For related articles and more information, please visit OCA's Food Safety Research Center page.

Shrimp cocktail makes a great finger food for holiday parties. Right? Only if you have no idea how those crustaceans were produced. Because if you did,  you wouldn’t want to eat shrimp again.

Before I go on, I'll say this: There is good shrimp out there. Monterey Bay Aquarium provides a list of decent sources. The tricky part is knowing which is which.

Even in the best case, you know which country it's from and whether it's farmed or wild.
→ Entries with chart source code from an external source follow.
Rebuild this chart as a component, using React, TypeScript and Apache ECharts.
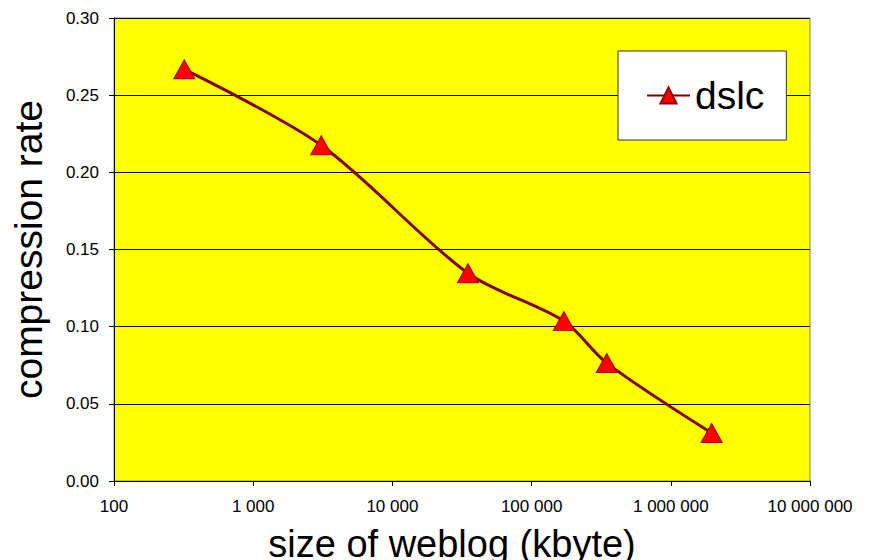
import React, { useEffect, useRef } from "react";
import * as echarts from "echarts";

const seriesName = "dslc";
const sizesKbyte = [320, 3080, 34900, 170600, 346800, 1965000];
const compressionRates = [0.2667, 0.2175, 0.1346, 0.1036, 0.0764, 0.0311];
const xTitle = "size of weblog (kbyte)";
const yTitle = "compression rate";

const FONT = "'Liberation Sans', Arial, sans-serif";

function fmtThousands(v: number): string {
  return Math.round(v)
    .toString()
    .replace(/\B(?=(\d{3})+(?!\d))/g, " ");
}

export default function App() {
  const ref = useRef<HTMLDivElement>(null);
  useEffect(() => {
    if (!ref.current) return;
    const chart = echarts.init(ref.current, undefined, { renderer: "svg" });
    const data = sizesKbyte.map((x, i) => [x, compressionRates[i]]);
    chart.setOption({
      animation: false,
      backgroundColor: "#ffffff",
      grid: {
        left: 114,
        right: 64,
        top: 18,
        bottom: 79,
        containLabel: false,
        outerBoundsMode: "none",
        show: true,
        backgroundColor: "#ffff00",
        borderColor: "#808080",
        borderWidth: 1,
      },
      legend: {
        left: 618,
        top: 51,
        orient: "vertical",
        backgroundColor: "#ffffff",
        borderColor: "#333333",
        borderWidth: 1,
        padding: [25, 22, 25, 28],
        itemWidth: 43,
        itemHeight: 20,
        itemGap: 0,
        textStyle: {
          fontFamily: FONT,
          fontSize: 39,
          color: "#000000",
          lineHeight: 39,
        },
        data: [seriesName],
      },
      xAxis: {
        type: "log",
        logBase: 10,
        min: 100,
        max: 10000000,
        name: xTitle,
        nameLocation: "middle",
        nameGap: 48,
        nameTextStyle: {
          fontFamily: FONT,
          fontSize: 38,
          lineHeight: 30,
          color: "#000000",
          padding: [0, 20, 0, 0],
        },
        axisLine: { show: true, lineStyle: { color: "#000000", width: 1 } },
        axisTick: { show: true, inside: false, length: 5, lineStyle: { color: "#000000" } },
        axisLabel: {
          fontFamily: FONT,
          fontSize: 17,
          color: "#000000",
          margin: 17,
          formatter: (v: number) => fmtThousands(v),
        },
        splitLine: { show: false },
        minorTick: { show: false },
      },
      yAxis: {
        type: "value",
        min: 0,
        max: 0.3,
        interval: 0.05,
        name: yTitle,
        nameLocation: "middle",
        nameGap: 66,
        nameTextStyle: {
          fontFamily: FONT,
          fontSize: 39,
          color: "#000000",
        },
        axisLine: { show: true, lineStyle: { color: "#000000", width: 1 } },
        axisTick: { show: true, inside: false, length: 5, lineStyle: { color: "#000000" } },
        axisLabel: {
          fontFamily: FONT,
          fontSize: 17,
          color: "#000000",
          margin: 15,
          formatter: (v: number) => v.toFixed(2),
        },
        splitLine: { show: true, lineStyle: { color: "#000000", width: 1 } },
      },
      series: [
        {
          name: seriesName,
          type: "line",
          data,
          smooth: 0.3,
          symbol: "triangle",
          symbolSize: [21, 19],
          lineStyle: { color: "#800000", width: 3 },
          itemStyle: { color: "#ff0000", borderColor: "#990000", borderWidth: 1 },
          z: 3,
        },
      ],
    });
    return () => chart.dispose();
  }, []);
  return (
    <div
      ref={ref}
      style={{ position: "fixed", left: 0, top: 0, width: 874, height: 560 }}
    />
  );
}
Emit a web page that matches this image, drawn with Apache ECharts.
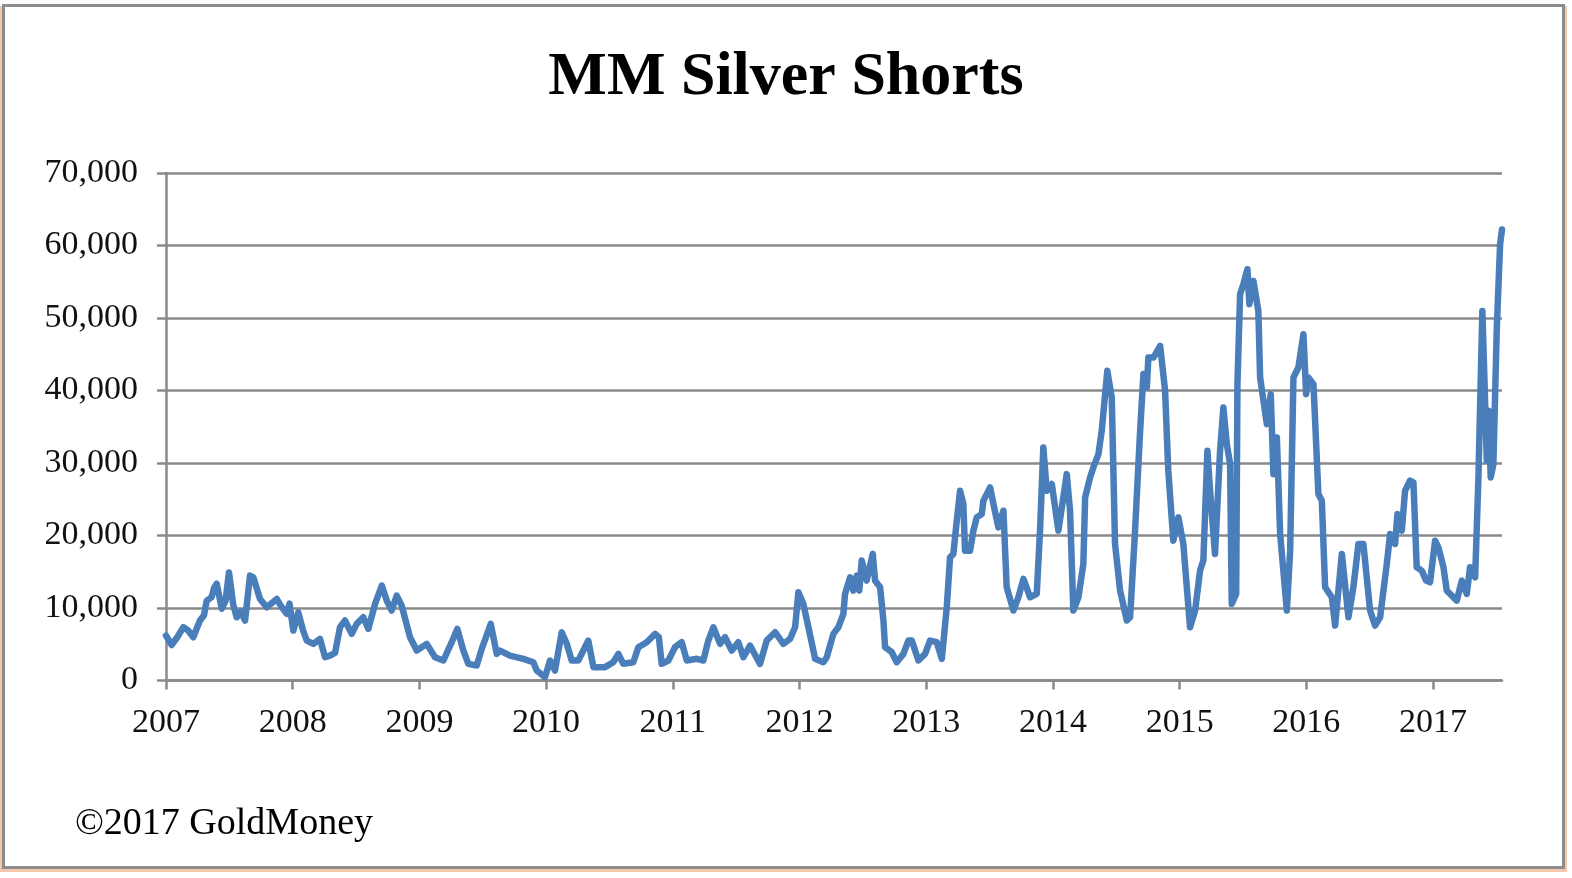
<!DOCTYPE html>
<html>
<head>
<meta charset="utf-8">
<script src="https://cdn.jsdelivr.net/npm/echarts@6/dist/echarts.min.js"></script>
<style>
html,body{margin:0;padding:0;background:#fff;}
#chart{width:1572px;height:878px;}
</style>
</head>
<body>
<div id="chart"></div>
<script>
// ---- data (decimal year, managed-money silver shorts, contracts) ----
const titleText = 'MM Silver Shorts';
const sourceText = '\u00A92017 GoldMoney';
const yearTicks = [2007, 2008, 2009, 2010, 2011, 2012, 2013, 2014, 2015, 2016, 2017];
const yTicks = [0, 10000, 20000, 30000, 40000, 50000, 60000, 70000];

const dates = [
  2007.000, 2007.045, 2007.090, 2007.137, 2007.175, 2007.215, 2007.268, 2007.300, 2007.321, 2007.360,
  2007.380, 2007.400, 2007.440, 2007.470, 2007.497, 2007.530, 2007.558, 2007.590, 2007.624, 2007.663,
  2007.689, 2007.742, 2007.795, 2007.874, 2007.910, 2007.953, 2007.975, 2008.005, 2008.044, 2008.080,
  2008.111, 2008.163, 2008.215, 2008.255, 2008.294, 2008.334, 2008.373, 2008.413, 2008.466, 2008.505,
  2008.557, 2008.597, 2008.650, 2008.703, 2008.742, 2008.781, 2008.821, 2008.860, 2008.926, 2008.979,
  2009.058, 2009.123, 2009.189, 2009.255, 2009.299, 2009.347, 2009.386, 2009.452, 2009.492, 2009.563,
  2009.610, 2009.636, 2009.715, 2009.820, 2009.899, 2009.926, 2009.991, 2010.031, 2010.070, 2010.123,
  2010.163, 2010.202, 2010.254, 2010.333, 2010.373, 2010.465, 2010.530, 2010.570, 2010.609, 2010.688,
  2010.728, 2010.794, 2010.860, 2010.890, 2010.912, 2010.965, 2011.017, 2011.070, 2011.110, 2011.189,
  2011.241, 2011.280, 2011.320, 2011.373, 2011.412, 2011.465, 2011.517, 2011.557, 2011.609, 2011.688,
  2011.741, 2011.807, 2011.872, 2011.925, 2011.965, 2011.991, 2012.030, 2012.070, 2012.123, 2012.188,
  2012.215, 2012.267, 2012.306, 2012.346, 2012.359, 2012.399, 2012.425, 2012.452, 2012.472, 2012.491,
  2012.530, 2012.578, 2012.596, 2012.636, 2012.662, 2012.675, 2012.728, 2012.767, 2012.820, 2012.859,
  2012.886, 2012.938, 2012.991, 2013.030, 2013.083, 2013.123, 2013.162, 2013.188, 2013.214, 2013.241,
  2013.267, 2013.293, 2013.306, 2013.346, 2013.372, 2013.399, 2013.438, 2013.451, 2013.504, 2013.530,
  2013.569, 2013.609, 2013.635, 2013.688, 2013.727, 2013.767, 2013.820, 2013.872, 2013.898, 2013.924,
  2013.951, 2013.991, 2014.043, 2014.109, 2014.135, 2014.161, 2014.201, 2014.240, 2014.254, 2014.293,
  2014.319, 2014.359, 2014.385, 2014.429, 2014.464, 2014.490, 2014.530, 2014.583, 2014.609, 2014.648,
  2014.688, 2014.714, 2014.741, 2014.753, 2014.793, 2014.846, 2014.885, 2014.910, 2014.950, 2014.990,
  2015.029, 2015.082, 2015.122, 2015.161, 2015.187, 2015.219, 2015.240, 2015.279, 2015.319, 2015.345,
  2015.372, 2015.398, 2015.411, 2015.446, 2015.456, 2015.477, 2015.503, 2015.535, 2015.550, 2015.582,
  2015.621, 2015.635, 2015.688, 2015.719, 2015.740, 2015.767, 2015.793, 2015.846, 2015.872, 2015.898,
  2015.937, 2015.977, 2015.998, 2016.016, 2016.056, 2016.095, 2016.122, 2016.148, 2016.201, 2016.227,
  2016.280, 2016.332, 2016.371, 2016.411, 2016.450, 2016.503, 2016.542, 2016.582, 2016.635, 2016.661,
  2016.700, 2016.719, 2016.753, 2016.779, 2016.818, 2016.845, 2016.871, 2016.911, 2016.945, 2016.976,
  2017.016, 2017.042, 2017.082, 2017.108, 2017.148, 2017.187, 2017.227, 2017.266, 2017.292, 2017.332,
  2017.358, 2017.389, 2017.405, 2017.424, 2017.437, 2017.455, 2017.476, 2017.503, 2017.529, 2017.544
];

const shorts = [
  6200, 4900, 6000, 7350, 6900, 5970, 8270, 9000, 11000, 11500,
  12800, 13350, 9900, 11000, 14900, 10500, 8720, 9500, 8270, 14470,
  14230, 11250, 10100, 11250, 10200, 9190, 10600, 6890, 9410, 7000,
  5510, 5050, 5740, 3210, 3440, 3800, 7340, 8270, 6430, 7810,
  8720, 7120, 10570, 13090, 11020, 9650, 11710, 10330, 5970, 4130,
  5050, 3210, 2760, 5280, 7120, 4130, 2300, 2070, 4360, 7810,
  3670, 4130, 3440, 2990, 2520, 1380, 460, 2760, 1380, 6660,
  5050, 2760, 2760, 5510, 1840, 1840, 2520, 3670, 2300, 2520,
  4590, 5280, 6430, 5970, 2300, 2760, 4590, 5280, 2760, 2990,
  2760, 5510, 7340, 5050, 5970, 4130, 5280, 3210, 4820, 2300,
  5510, 6660, 5050, 5740, 7340, 12170, 10570, 7340, 2990, 2520,
  3210, 6430, 7340, 9190, 11940, 14230, 12400, 14470, 12400, 16540,
  13780, 17460, 13780, 12860, 8270, 4590, 3900, 2520, 3670, 5510,
  5510, 2760, 3670, 5510, 5280, 2990, 10100, 16990, 17460, 22050,
  26180, 24350, 17910, 17910, 20670, 22500, 22960, 24800, 26640, 24350,
  21120, 23420, 12860, 9650, 11480, 14010, 11480, 11940, 20670, 32150,
  26180, 27100, 20670, 28470, 23420, 9650, 11480, 16080, 25260, 28010,
  29390, 31230, 34450, 42720, 39050, 18830, 12400, 8270, 8720, 20670,
  34450, 42260, 40420, 44550, 44550, 46160, 40000, 29000, 19290, 22500,
  18830, 7340, 9650, 15160, 16540, 31690, 26180, 17460, 31690, 37660,
  32610, 29850, 10570, 11940, 40880, 53290, 54660, 56730, 51910, 55120,
  50980, 41790, 35360, 39500, 28470, 33530, 20210, 9650, 17910, 41790,
  43170, 47760, 39500, 41790, 40880, 25720, 24800, 12860, 11480, 7580,
  17460, 8720, 12860, 18830, 18830, 9650, 7580, 8720, 16080, 20210,
  18830, 22960, 20670, 26180, 27560, 27330, 15620, 15160, 13780, 13550,
  19290, 18370, 15620, 12400, 11710, 11020, 13780, 11940, 15620, 14230,
  28010, 50980, 41790, 30310, 37200, 28010, 29850, 48680, 60150, 62200
];

const seriesData = dates.map((d, i) => [d, shorts[i]]);

const FONT = "'Liberation Serif', 'Times New Roman', serif";
const GRID_GRAY = '#8a8a8a';

const chart = echarts.init(document.getElementById('chart'), null, {renderer: 'canvas'});
chart.setOption({
  backgroundColor: '#ffffff',
  animation: false,
  title: {
    text: titleText,
    left: 'center',
    top: 42,
    textStyle: {fontFamily: FONT, fontSize: 62, fontWeight: 'bold', color: '#000'}
  },
  graphic: [
    {type: 'rect', z: -10, silent: true, shape: {x: 0, y: 6, width: 1567, height: 866}, style: {fill: '#f2c9ab'}},
    {type: 'rect', z: -9, silent: true, shape: {x: 3.5, y: 5.5, width: 1560, height: 862}, style: {fill: '#ffffff', stroke: '#8c8c8c', lineWidth: 3}},
    {type: 'text', left: 75, top: 805, style: {text: sourceText, font: "38px 'Liberation Serif', serif", fill: '#000'}}
  ],
  grid: {left: 166, right: 70, top: 173, bottom: 197.5, containLabel: false},
  xAxis: {
    type: 'value',
    min: 2007,
    max: 2017.544,
    interval: 1,
    splitLine: {show: false},
    axisLine: {show: true, lineStyle: {color: GRID_GRAY, width: 2.5}},
    axisTick: {show: true, length: 9, lineStyle: {color: GRID_GRAY, width: 2.5}, customValues: yearTicks},
    axisLabel: {
      customValues: yearTicks,
      margin: 26,
      fontFamily: FONT, fontSize: 34, color: '#111',
      formatter: v => String(Math.round(v))
    }
  },
  yAxis: {
    type: 'value',
    min: 0,
    max: 70000,
    interval: 10000,
    splitLine: {show: true, lineStyle: {color: GRID_GRAY, width: 2.5}},
    axisLine: {show: true, lineStyle: {color: GRID_GRAY, width: 2.5}},
    axisTick: {show: true, length: 9, lineStyle: {color: GRID_GRAY, width: 2.5}},
    axisLabel: {
      margin: 28,
      fontFamily: FONT, fontSize: 34, color: '#111',
      formatter: v => v.toLocaleString('en-US')
    }
  },
  series: [{
    type: 'line',
    data: seriesData,
    showSymbol: false,
    symbol: 'none',
    smooth: false,
    lineStyle: {color: '#4a7ebb', width: 6.5, join: 'round', cap: 'round'},
    clip: false
  }]
});
</script>
</body>
</html>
But odds are you won't know how it was farmed or how it was caught, so you're basically no wiser than you were before you got those tidbits of information.

My rule of thumb is that retailers and restaurants will always tell you when food is extra-good because they'll want to charge you for it.

Why offer up organic fruit or wild Alaskan salmon or heritage turkey unless you can make an extra buck? When food isn't labeled, it's probably the cheapest stuff out there.

So back to the mystery coconut shrimp on that tray at the party this weekend. What's in it? Where did it come from?

By the numbers, shrimp is America's No. 1 seafood by a long shot, and a whopping 85 percent of the shrimp we eat is imported. Some is farmed, and some is wild. And when it arrives in the U.S., almost none of this food is ever inspected.

When it is inspected, some of the top reasons it's rejected are "filth," salmonella and residues of banned veterinary drugs. (Hungry yet?)